Les guerrières d’Anabell Guerrero
Premières images, celles des Pierrotines — les habitantes de Saint-Pierre en Martinique — prises par la Vénézuélienne Anabell Guerrero, née en 1958 et doyenne de la manifestation. Ces douze immenses photos en noir et blanc montrent donc des Pierrotines d’aujourd’hui, en hommage à leurs arrières-arrières-grands-mères qui ont reconstruit de leurs mains la ville après l’éruption de la Montagne Pelée en 1902.
Le cadrage est serré, les images, découpées en trois parties. La tête, lieu du savoir et du pouvoir ; le ventre nourricier ; les jambes, force de vie, couvertes par une robe traditionnelle. Sans les couleurs, les motifs des vêtements s’estompent et toute notion de folklore est laissée de côté. Anabell Guerrero, passionnée par la Martinique depuis toujours, présente ces femmes comme des guerrières, des caryatides, qu’elle avait d’ailleurs collées sur les bâtiments du centre-ville de Saint-Pierre en 2014. Célébrées par les habitants, ces femmes sont restées sur les murs de la ville jusqu’à aujourd’hui.

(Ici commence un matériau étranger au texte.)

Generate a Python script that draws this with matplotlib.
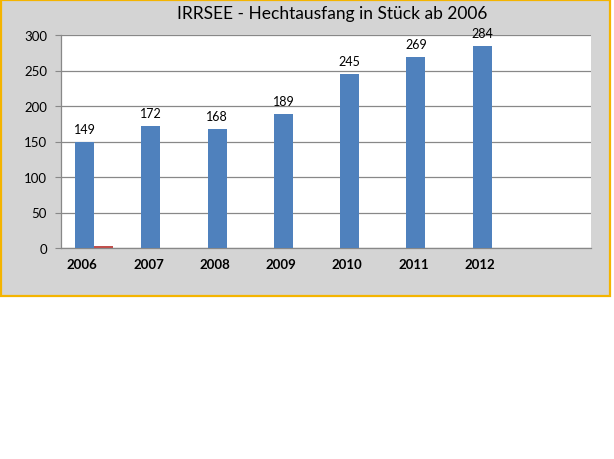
import numpy as np
import matplotlib
matplotlib.use("Agg")
import matplotlib.pyplot as plt
from matplotlib.patches import Rectangle

# Data
years = ["2006", "2007", "2008", "2009", "2010", "2011", "2012", ""]
fish = [149, 172, 168, 189, 245, 269, 284, np.nan]
other = [3, np.nan, np.nan, np.nan, np.nan, np.nan, np.nan, np.nan]
yticks = [0, 50, 100, 150, 200, 250, 300]

plt.rcParams['font.family'] = ['Lato', 'DejaVu Sans']

fig = plt.figure(figsize=(6.14, 4.6), dpi=100)
fig.patch.set_facecolor('white')

# chart box with orange border, behind everything
box = Rectangle((1 / 614, 1 - 297 / 460), 609 / 614, 296 / 460,
                transform=fig.transFigure, facecolor='#d4d4d4',
                edgecolor='#f4b400', linewidth=1.6, zorder=-10)
fig.patches.append(box)

ax = fig.add_axes([61 / 614, 1 - 249 / 460, 530 / 614, 213 / 460])
ax.set_facecolor('white')

x = np.arange(len(years))
w = 0.287
ax.bar(x - w / 2, fish, width=w, color='#4f81bd', zorder=3)
ax.bar(x + w / 2, other, width=w, color='#c0504d', zorder=4)

for xi, v in zip(x, fish):
    if not np.isnan(v):
        ax.annotate(f"{int(v)}", (xi - w / 2, v), xytext=(0, 5),
                    textcoords='offset points', ha='center', va='bottom',
                    fontsize=9, color='black')

ax.set_xlim(-0.5, len(years) - 0.5)
ax.set_ylim(0, 300)
ax.set_yticks(yticks)
ax.set_yticklabels([str(t) for t in yticks], fontsize=9.5)
ax.yaxis.grid(True, color='#888888', linewidth=0.9, zorder=1)
ax.set_axisbelow(True)

ax.set_xticks(x - 0.18)
ax.set_xticklabels(years, fontsize=9.5, fontweight='bold')
ax.tick_params(axis='x', length=0, pad=7)
ax.tick_params(axis='y', length=4, color='#888888', pad=6)

for side in ['top', 'right']:
    ax.spines[side].set_visible(False)
for side in ['left', 'bottom']:
    ax.spines[side].set_color('#888888')
    ax.spines[side].set_linewidth(0.9)
    ax.spines[side].set_zorder(2)

fig.text(332 / 614, 1 - 14 / 460, "IRRSEE - Hechtausfang in Stück ab 2006",
         ha='center', va='center', fontsize=12.5, color='black')

fig.savefig("out.png", dpi=100)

Les disparues de Sylvia Eustache Rools.
Les silhouettes de textile de Sylvia Eustache Rools (artiste d’origine martiniquaise née en 1978) convoquent, elles, des aïeules inconnues, figures tutélaires évanescentes. Elles ont disparu. Ne restent que leurs vêtements et les os de leur colonne vertébrale que l’artiste a ramassés elle-même.
Dans la tradition bouddhiste, avant de traverser le fleuve pour passer dans l’au-delà, le défunt pend ses habits à une branche afin de déterminer le poids de ses péchés. L’artiste mêle ainsi ses croyances à des récits qui l’ont marqué comme Paroles d’esclavage, des témoignages recueillis par le journaliste franco-ivoirien Serge Bilé, qui, dans une de ses histoires, raconte la répartie cinglante d’un esclave fouetté par son maître : « Mange ma chair, les os resteront ! »
Femmes antillaises et littérature
Les femmes antillaises, ces figures totem, occupent aussi la littérature. On les voit dans les histoires de Daniel Maximin, écrivain né en 1947 en Guadeloupe, spécialiste de l’auteure Suzanne Césaire (1915-1966) trop longtemps éclipsée par son mari Aimé, ou de la romancière également guadeloupéenne Simone Schwarz-Bart, née en 1938. C’est d’ailleurs en découvrant les récits de cette dernière qui forment une véritable anthologie de la femme noire, que Chantal Clem, née en 1973 en Martinique et qui milite pour la sauvegarde du patrimoine d’outre-mer, a voulu donner une visibilité aux artistes antillaises au musée de l’Homme. « Etre une femme et en plus venir d’outre-mer, c’est un double-handicap. Nos plasticiennes ont beaucoup de mal à se faire connaître ! », déplore-t-elle.
Véronique Kanor (née en 1969), réalisatrice et poétesse, en est aussi parfaitement consciente. « Mes œuvres empreintes de récits d’outre-mer n’intéressent pas les institutions. Le noir antillais est invisible sur la scène artistique hexagonale. Un peu comme si les anciennes colonies françaises, la Guadeloupe, la Martinique, ou
d’autres, n’avaient été bonnes qu’à produire du sucre ou du rhum ! » constate-t-elle, exaspérée.
Le jeudi 8 mars, elle célèbrera la femme martiniquaise dans une lecture performative, accompagnée du percussionniste, François Causse. Sur les sons d’instruments traditionnels, comme le hang, petite percussion circulaire en métal, ou le tibwa, deux baguettes de bois avec lesquelles on frappe sur une tige de bambou, elle retracera le parcours de vie d’une de ces femmes amenée à devenir potomitan.
Florence Dauly. Publié le 08/03/2018.
A voir
Installation « Figures de Femmes Totem d’outre-mer » dans l’Atrium du musée de l’Homme du 8 au 21 mars, entrée libre.